Alphen, Netherlands. 17 December.
The Atlantic Alliance is about to enter
a tumultuous period of change both in Europe and the wider world and how we
all conceive of our place in that world (not Europe) will be critical to the Alliance.
This dawning reality was brought home to me Friday when I had the honour
of debating NATO’s emerging security challenges with the Norwegian Ambassador
to NATO and his colleagues on the Norwegian Permanent Delegation. Given changing energy patterns and the
melting of Arctic ice Norway will find itself on a new ‘front-line’ as the High
North becomes a source of exploitation and friction. Moreover, with yesterday’s re-election of
Shinzo Abe as Japan’s Prime Minister and the possibility of renewed tensions with
China a most profound question was also apparent; what if any is NATO’s Pacific role?
NATO’s role in the Pacific I hear
you ask? Ask many Europeans where NATO’s
responsibility stops and I am pretty sure they would say the English Channel one end and the Baltic states' borders with Russia the other. Many forget that the NATO includes the US and
Canada and simply assume it is an organisation for the American-led defence of
Europe. Indeed, the only time NATO’s Armageddon Article 5 collective defence
clause was ever invoked was on 12 September, 2001 in defence of the United States.
This matters because it is not the US
that is ‘pivoting’ away from Europeans, but Asia-Pacific that is ‘pivoting’ towards Europe
and Europeans need to begin to get their heads around this. Article Five of the North Atlantic Treaty
states “The Parties agree that an
armed attack against one or more of them in Europe or North America shall be
considered an attack against them all and consequently they agree that, if such
an armed attack occurs, each of them, in exercise of the right of individual or
collective self-defence recognised by Article 51 of the Charter of the United
Nations, will assist the Party or Parties so attacked by taking forthwith,
individually and in concert with the other Parties, such action as it deems
necessary, including the use of armed force, to restore and maintain the
security of the North Atlantic area”.
Now, no attack is pending but does the term “North Atlantic
area” now include the the US and Canadian Pacific coast and their Pacific possessions?

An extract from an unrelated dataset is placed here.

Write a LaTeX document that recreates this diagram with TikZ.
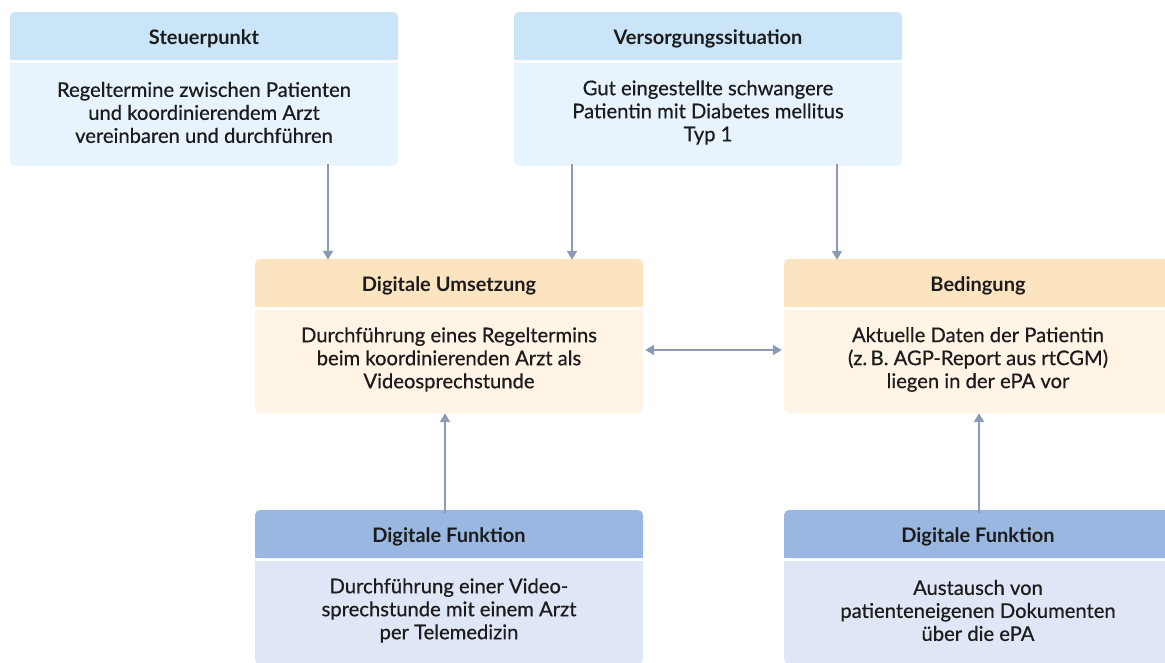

Times change. If it does NATO’s westernmost point is the US Wake Island some
12045kms/7485 miles from Brussels but only 3207kms/1993 miles from Tokyo. Indeed, Alaska is only 90kms/58miles from Russia’s
Far East across the Bering Strait.
There are some reports that US Secretary-of-State
Hillary Clinton is considering a Pacific-Atlantic Treaty Organisation or PATO. Certainly, is hard to
imagine a future conflict Asia-Pacific conflict that involves the US not demanding
of Europeans at the very least solidarity.
But what woud that mean in a Pacific context?
It is certainly the emptiest and most over-used word one hears in Europe
these days. The Oxford English
Dictionary defines ‘solidarity’ as “holding together, mutual dependence,
community of interests, feelings and actions”.
For many Europeans it seems to mean, ‘you have an obligation to defend
me and to give me your money for which I will do little or nothing in return”. The asymmetric commitment to successive crises has rapidly undermined the
'contracts' at the core of both NATO and the EU.
The 2010 NATO Strategic Concept states, “This
Strategic Concept will guide the next phase in NATO’s evolution, so that it
continues to be effective in a changing world, against new threats, with new
capabilities and new partners”. NATO is slowly beginning to grapple with the
modernisation of Article 5 collective defence.
To be credible in this new age that will necessarily mean a NATO capable of generating the biggest of biggest security pictures. It will also mean the creation
of advanced deployable military forces reinforced by the defensive and
offensive technologies of our time; missile defence, cyber-defence and global
intelligence across five domains - air, sea, land, cyber and space. Above all, it will require a complete
overhaul of NATO’s strategic mindset so that everything the Alliance does is
considered in the context of the world as it is, not the very narrow focus beloved of Europeans.
If not NATO will not die but slowly fade
like the old soldier that it now is. To
paraphrase John F. Kennedy, Europeans must ask not what the Alliance can do for Europe, but what
Europe can do for Alliance.
The sub-title
of the Strategic Concept is “Active Engagement: Modern Defence”. If that is to mean anything it will mean an
Alliance credible to the security needs of all its members, not just a
few. As the Alliance begins the long
slog to rebuild the mutual confidence and trust undermined by the imbalance of
effort in Afghanistan it will also a twenty-first century NATO relevant to the
twenty-first century not the twentieth.
Pacific
NATO. It is already a fact. Can we ever make it a reality?